I will admit, when I wake up in the morning before a race—whether it's a 5K, 10K, 15K or Half Marathon—I always wonder why I possibly think I could go out there and run a race, let alone run with any sort of speed. But I always manage to do it. Somehow when I start running the race my adrenaline kicks in and I run—perhaps not fast, but faster than I can ever manage to run by myself on the streets of Everett.
Of course, when I wake up on an ordinary morning and it's time to go out for a run, I just wonder why I possibly think that I could get out of bed and go running at all! Hence the liberal use of the snooze alarm, until I throw myself out of bed in desperation, throw on my running clothes, and rush out the door at least ten minutes later than I should have left.
Even on a Sunday morning like today, when thank goodness I had no need to go out at 6 (6:30) a.m., I still have to drag myself out of bed. But once I'm dressed, I muster up a little more energy and head out to the street.
Today I really let myself lounge, watching the Food Network (my favorite weekend channel) until after 11 a.m., and not getting outside until 11:30. I headed west with a slow warmup jog.
Since I had no time consuming commitments today, I headed for the waterfront route that constitutes one of my "long run" routes. The entire route (should I choose to complete it) is about 8.85 miles (painstakingly measured in my car). The weather was cool, but not cold; halfway between cloudy and sunny (with a few rain spatters by the end); and my legs and heel were a little sore, but not debilitatingly painful.
As usual, it took the first few miles to warm up and shake off most of the soreness. I took a bathroom stop down by the marina, and as is typical when I take a few minutes rest in a run, I came out feeling more energized and refreshed. There's something about a short stop that makes me run better when I resume.
There's a long hill up Marine View Drive as you leave the waterfront area. It's fairly steep, but not so much as to be impossible to run up. I think that it would be a good hill to run up and down if (when?) I want to work on hill repeats this winter/spring. But today, I was happy just to get to the top and back to level ground.
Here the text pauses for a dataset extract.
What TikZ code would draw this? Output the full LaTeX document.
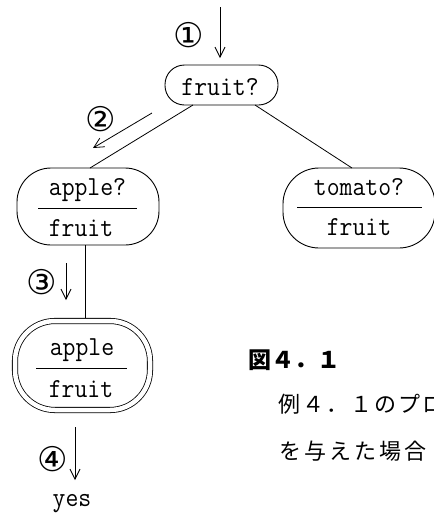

I took the long route along East Grand Avenue toward Riverside Park and Everett Avenue. This makes the run about a mile longer than if I had stayed on Walnut. The roadway is a little dicey, but I was careful watching for cars when I passed the freeway on and off ramps!
As usual in a long run, I was running at an easy pace that felt good to me but not overly difficult. "Slow" would probably be a good word for it.
When I was on the last stretch, heading west on Everett Avenue toward QFC, I thought (as I did in another past long run) how this was like the end of a 15K. I pictured myself up in Fairhaven approaching the finish line in that 15K. And then, somehow, the race adrenaline did take over and I found myself speeding up, breaking into that fast easy run that I am somehow able to sustain in long races like the Fairhaven 15K. It's different than the fast portions of my pace and tempo runs, because those usually feel forced and difficult. This was smooth, powerful. I was in the zone.
And then I got to the QFC parking lot and had to stop to avoid being run over by cars forcing their way in. Just like that, the magic moment was over.
But it wasn't completely over. I still had the triumphant feeling of finishing well, of being able to pick up the pace and run fast after already running eight miles or so. That's a skill worth having. It gets you across the finish line in style!